* WHAT YOU NEED TO DO: Write the data out again in full, with no departure from the original.

::::::

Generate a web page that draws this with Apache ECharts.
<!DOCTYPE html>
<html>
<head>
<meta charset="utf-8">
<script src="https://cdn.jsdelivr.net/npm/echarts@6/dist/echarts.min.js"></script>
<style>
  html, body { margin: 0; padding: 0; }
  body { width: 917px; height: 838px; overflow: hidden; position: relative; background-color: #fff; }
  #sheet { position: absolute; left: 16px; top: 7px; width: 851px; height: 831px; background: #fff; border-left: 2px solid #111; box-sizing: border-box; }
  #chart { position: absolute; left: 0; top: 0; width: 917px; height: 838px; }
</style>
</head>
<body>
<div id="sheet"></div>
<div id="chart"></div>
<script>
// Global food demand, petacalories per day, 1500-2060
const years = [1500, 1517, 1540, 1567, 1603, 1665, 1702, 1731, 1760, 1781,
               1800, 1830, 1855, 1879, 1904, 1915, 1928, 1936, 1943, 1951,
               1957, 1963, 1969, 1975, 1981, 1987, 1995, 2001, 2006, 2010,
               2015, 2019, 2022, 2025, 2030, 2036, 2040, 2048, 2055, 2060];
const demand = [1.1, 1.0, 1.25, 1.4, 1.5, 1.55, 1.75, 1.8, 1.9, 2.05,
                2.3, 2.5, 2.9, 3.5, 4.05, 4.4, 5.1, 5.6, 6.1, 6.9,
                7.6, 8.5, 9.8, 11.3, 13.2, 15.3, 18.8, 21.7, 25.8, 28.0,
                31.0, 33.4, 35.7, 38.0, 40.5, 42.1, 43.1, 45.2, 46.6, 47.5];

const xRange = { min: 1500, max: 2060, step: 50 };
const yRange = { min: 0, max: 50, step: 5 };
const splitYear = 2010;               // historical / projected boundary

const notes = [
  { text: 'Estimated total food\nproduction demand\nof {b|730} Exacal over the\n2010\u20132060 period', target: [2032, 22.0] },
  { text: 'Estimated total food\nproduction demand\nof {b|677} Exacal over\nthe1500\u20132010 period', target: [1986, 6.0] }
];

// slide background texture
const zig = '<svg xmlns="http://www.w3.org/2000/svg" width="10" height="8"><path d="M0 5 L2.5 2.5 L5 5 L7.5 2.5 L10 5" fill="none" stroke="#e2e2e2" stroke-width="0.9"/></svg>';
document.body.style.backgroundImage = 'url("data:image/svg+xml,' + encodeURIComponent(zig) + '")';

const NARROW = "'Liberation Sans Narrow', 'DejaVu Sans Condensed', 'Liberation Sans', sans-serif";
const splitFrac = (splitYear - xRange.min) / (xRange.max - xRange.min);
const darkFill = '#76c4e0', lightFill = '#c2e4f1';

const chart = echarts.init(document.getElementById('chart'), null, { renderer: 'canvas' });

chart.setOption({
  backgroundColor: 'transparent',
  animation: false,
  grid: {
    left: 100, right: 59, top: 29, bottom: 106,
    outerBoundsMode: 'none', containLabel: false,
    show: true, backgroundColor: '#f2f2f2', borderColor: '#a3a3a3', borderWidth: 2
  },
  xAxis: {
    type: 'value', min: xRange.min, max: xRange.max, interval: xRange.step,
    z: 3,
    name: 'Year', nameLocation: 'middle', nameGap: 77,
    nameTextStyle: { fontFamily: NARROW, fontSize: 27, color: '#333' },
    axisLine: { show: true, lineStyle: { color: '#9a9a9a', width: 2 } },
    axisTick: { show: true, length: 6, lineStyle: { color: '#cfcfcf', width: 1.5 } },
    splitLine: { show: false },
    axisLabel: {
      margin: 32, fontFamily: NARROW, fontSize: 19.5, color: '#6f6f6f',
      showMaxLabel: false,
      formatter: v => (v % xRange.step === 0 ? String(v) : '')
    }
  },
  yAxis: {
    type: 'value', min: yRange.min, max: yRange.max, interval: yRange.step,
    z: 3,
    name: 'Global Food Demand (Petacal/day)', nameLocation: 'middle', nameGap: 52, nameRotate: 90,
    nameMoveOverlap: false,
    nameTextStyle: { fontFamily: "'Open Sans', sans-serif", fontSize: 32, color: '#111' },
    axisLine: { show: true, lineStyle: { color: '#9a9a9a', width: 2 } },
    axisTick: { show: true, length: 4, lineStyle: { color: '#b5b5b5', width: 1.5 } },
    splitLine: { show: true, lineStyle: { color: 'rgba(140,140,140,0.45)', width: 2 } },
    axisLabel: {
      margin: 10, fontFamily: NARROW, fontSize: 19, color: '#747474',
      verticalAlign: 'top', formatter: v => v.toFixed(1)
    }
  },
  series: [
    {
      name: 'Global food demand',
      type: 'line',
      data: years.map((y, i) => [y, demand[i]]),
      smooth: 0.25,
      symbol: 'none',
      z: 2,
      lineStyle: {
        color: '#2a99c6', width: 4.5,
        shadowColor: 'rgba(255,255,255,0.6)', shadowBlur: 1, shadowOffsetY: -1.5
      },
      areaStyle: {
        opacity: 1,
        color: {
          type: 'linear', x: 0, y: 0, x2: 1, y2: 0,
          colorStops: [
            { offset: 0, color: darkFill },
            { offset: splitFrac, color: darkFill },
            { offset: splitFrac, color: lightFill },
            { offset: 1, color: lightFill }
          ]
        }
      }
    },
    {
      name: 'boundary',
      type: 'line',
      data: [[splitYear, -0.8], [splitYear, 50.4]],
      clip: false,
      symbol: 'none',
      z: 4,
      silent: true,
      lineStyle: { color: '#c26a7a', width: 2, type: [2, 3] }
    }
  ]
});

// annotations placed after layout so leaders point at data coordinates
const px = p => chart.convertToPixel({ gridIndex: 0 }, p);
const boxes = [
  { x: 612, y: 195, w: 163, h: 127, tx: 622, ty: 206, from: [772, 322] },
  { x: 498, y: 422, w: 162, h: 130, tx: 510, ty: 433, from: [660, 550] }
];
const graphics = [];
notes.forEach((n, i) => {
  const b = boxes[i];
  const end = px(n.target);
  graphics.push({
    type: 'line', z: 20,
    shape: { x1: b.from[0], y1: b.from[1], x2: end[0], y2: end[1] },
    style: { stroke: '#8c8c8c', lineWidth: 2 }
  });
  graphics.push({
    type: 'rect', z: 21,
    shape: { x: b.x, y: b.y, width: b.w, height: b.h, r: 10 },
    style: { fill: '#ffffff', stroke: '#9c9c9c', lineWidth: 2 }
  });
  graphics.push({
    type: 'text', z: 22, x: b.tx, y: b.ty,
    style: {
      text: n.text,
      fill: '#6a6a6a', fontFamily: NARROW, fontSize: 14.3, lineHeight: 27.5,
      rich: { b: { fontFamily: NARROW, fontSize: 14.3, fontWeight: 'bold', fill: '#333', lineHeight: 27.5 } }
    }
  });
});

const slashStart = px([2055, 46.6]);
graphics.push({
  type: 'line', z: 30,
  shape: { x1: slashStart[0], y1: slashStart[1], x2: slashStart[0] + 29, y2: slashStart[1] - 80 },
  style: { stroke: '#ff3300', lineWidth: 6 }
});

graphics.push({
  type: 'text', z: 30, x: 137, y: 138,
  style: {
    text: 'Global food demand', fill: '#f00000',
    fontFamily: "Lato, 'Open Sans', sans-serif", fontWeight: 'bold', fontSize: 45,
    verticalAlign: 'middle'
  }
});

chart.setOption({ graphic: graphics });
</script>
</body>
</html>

::::::

* FULL OUTPUT:
Generate a web page that draws this with Apache ECharts.
<!DOCTYPE html>
<html>
<head>
<meta charset="utf-8">
<script src="https://cdn.jsdelivr.net/npm/echarts@6/dist/echarts.min.js"></script>
<style>
  html, body { margin: 0; padding: 0; }
  body { width: 917px; height: 838px; overflow: hidden; position: relative; background-color: #fff; }
  #sheet { position: absolute; left: 16px; top: 7px; width: 851px; height: 831px; background: #fff; border-left: 2px solid #111; box-sizing: border-box; }
  #chart { position: absolute; left: 0; top: 0; width: 917px; height: 838px; }
</style>
</head>
<body>
<div id="sheet"></div>
<div id="chart"></div>
<script>
// Global food demand, petacalories per day, 1500-2060
const years = [1500, 1517, 1540, 1567, 1603, 1665, 1702, 1731, 1760, 1781,
               1800, 1830, 1855, 1879, 1904, 1915, 1928, 1936, 1943, 1951,
               1957, 1963, 1969, 1975, 1981, 1987, 1995, 2001, 2006, 2010,
               2015, 2019, 2022, 2025, 2030, 2036, 2040, 2048, 2055, 2060];
const demand = [1.1, 1.0, 1.25, 1.4, 1.5, 1.55, 1.75, 1.8, 1.9, 2.05,
                2.3, 2.5, 2.9, 3.5, 4.05, 4.4, 5.1, 5.6, 6.1, 6.9,
                7.6, 8.5, 9.8, 11.3, 13.2, 15.3, 18.8, 21.7, 25.8, 28.0,
                31.0, 33.4, 35.7, 38.0, 40.5, 42.1, 43.1, 45.2, 46.6, 47.5];

const xRange = { min: 1500, max: 2060, step: 50 };
const yRange = { min: 0, max: 50, step: 5 };
const splitYear = 2010;               // historical / projected boundary

const notes = [
  { text: 'Estimated total food\nproduction demand\nof {b|730} Exacal over the\n2010\u20132060 period', target: [2032, 22.0] },
  { text: 'Estimated total food\nproduction demand\nof {b|677} Exacal over\nthe1500\u20132010 period', target: [1986, 6.0] }
];

// slide background texture
const zig = '<svg xmlns="http://www.w3.org/2000/svg" width="10" height="8"><path d="M0 5 L2.5 2.5 L5 5 L7.5 2.5 L10 5" fill="none" stroke="#e2e2e2" stroke-width="0.9"/></svg>';
document.body.style.backgroundImage = 'url("data:image/svg+xml,' + encodeURIComponent(zig) + '")';

const NARROW = "'Liberation Sans Narrow', 'DejaVu Sans Condensed', 'Liberation Sans', sans-serif";
const splitFrac = (splitYear - xRange.min) / (xRange.max - xRange.min);
const darkFill = '#76c4e0', lightFill = '#c2e4f1';

const chart = echarts.init(document.getElementById('chart'), null, { renderer: 'canvas' });

chart.setOption({
  backgroundColor: 'transparent',
  animation: false,
  grid: {
    left: 100, right: 59, top: 29, bottom: 106,
    outerBoundsMode: 'none', containLabel: false,
    show: true, backgroundColor: '#f2f2f2', borderColor: '#a3a3a3', borderWidth: 2
  },
  xAxis: {
    type: 'value', min: xRange.min, max: xRange.max, interval: xRange.step,
    z: 3,
    name: 'Year', nameLocation: 'middle', nameGap: 77,
    nameTextStyle: { fontFamily: NARROW, fontSize: 27, color: '#333' },
    axisLine: { show: true, lineStyle: { color: '#9a9a9a', width: 2 } },
    axisTick: { show: true, length: 6, lineStyle: { color: '#cfcfcf', width: 1.5 } },
    splitLine: { show: false },
    axisLabel: {
      margin: 32, fontFamily: NARROW, fontSize: 19.5, color: '#6f6f6f',
      showMaxLabel: false,
      formatter: v => (v % xRange.step === 0 ? String(v) : '')
    }
  },
  yAxis: {
    type: 'value', min: yRange.min, max: yRange.max, interval: yRange.step,
    z: 3,
    name: 'Global Food Demand (Petacal/day)', nameLocation: 'middle', nameGap: 52, nameRotate: 90,
    nameMoveOverlap: false,
    nameTextStyle: { fontFamily: "'Open Sans', sans-serif", fontSize: 32, color: '#111' },
    axisLine: { show: true, lineStyle: { color: '#9a9a9a', width: 2 } },
    axisTick: { show: true, length: 4, lineStyle: { color: '#b5b5b5', width: 1.5 } },
    splitLine: { show: true, lineStyle: { color: 'rgba(140,140,140,0.45)', width: 2 } },
    axisLabel: {
      margin: 10, fontFamily: NARROW, fontSize: 19, color: '#747474',
      verticalAlign: 'top', formatter: v => v.toFixed(1)
    }
  },
  series: [
    {
      name: 'Global food demand',
      type: 'line',
      data: years.map((y, i) => [y, demand[i]]),
      smooth: 0.25,
      symbol: 'none',
      z: 2,
      lineStyle: {
        color: '#2a99c6', width: 4.5,
        shadowColor: 'rgba(255,255,255,0.6)', shadowBlur: 1, shadowOffsetY: -1.5
      },
      areaStyle: {
        opacity: 1,
        color: {
          type: 'linear', x: 0, y: 0, x2: 1, y2: 0,
          colorStops: [
            { offset: 0, color: darkFill },
            { offset: splitFrac, color: darkFill },
            { offset: splitFrac, color: lightFill },
            { offset: 1, color: lightFill }
          ]
        }
      }
    },
    {
      name: 'boundary',
      type: 'line',
      data: [[splitYear, -0.8], [splitYear, 50.4]],
      clip: false,
      symbol: 'none',
      z: 4,
      silent: true,
      lineStyle: { color: '#c26a7a', width: 2, type: [2, 3] }
    }
  ]
});

// annotations placed after layout so leaders point at data coordinates
const px = p => chart.convertToPixel({ gridIndex: 0 }, p);
const boxes = [
  { x: 612, y: 195, w: 163, h: 127, tx: 622, ty: 206, from: [772, 322] },
  { x: 498, y: 422, w: 162, h: 130, tx: 510, ty: 433, from: [660, 550] }
];
const graphics = [];
notes.forEach((n, i) => {
  const b = boxes[i];
  const end = px(n.target);
  graphics.push({
    type: 'line', z: 20,
    shape: { x1: b.from[0], y1: b.from[1], x2: end[0], y2: end[1] },
    style: { stroke: '#8c8c8c', lineWidth: 2 }
  });
  graphics.push({
    type: 'rect', z: 21,
    shape: { x: b.x, y: b.y, width: b.w, height: b.h, r: 10 },
    style: { fill: '#ffffff', stroke: '#9c9c9c', lineWidth: 2 }
  });
  graphics.push({
    type: 'text', z: 22, x: b.tx, y: b.ty,
    style: {
      text: n.text,
      fill: '#6a6a6a', fontFamily: NARROW, fontSize: 14.3, lineHeight: 27.5,
      rich: { b: { fontFamily: NARROW, fontSize: 14.3, fontWeight: 'bold', fill: '#333', lineHeight: 27.5 } }
    }
  });
});

const slashStart = px([2055, 46.6]);
graphics.push({
  type: 'line', z: 30,
  shape: { x1: slashStart[0], y1: slashStart[1], x2: slashStart[0] + 29, y2: slashStart[1] - 80 },
  style: { stroke: '#ff3300', lineWidth: 6 }
});

graphics.push({
  type: 'text', z: 30, x: 137, y: 138,
  style: {
    text: 'Global food demand', fill: '#f00000',
    fontFamily: "Lato, 'Open Sans', sans-serif", fontWeight: 'bold', fontSize: 45,
    verticalAlign: 'middle'
  }
});

chart.setOption({ graphic: graphics });
</script>
</body>
</html>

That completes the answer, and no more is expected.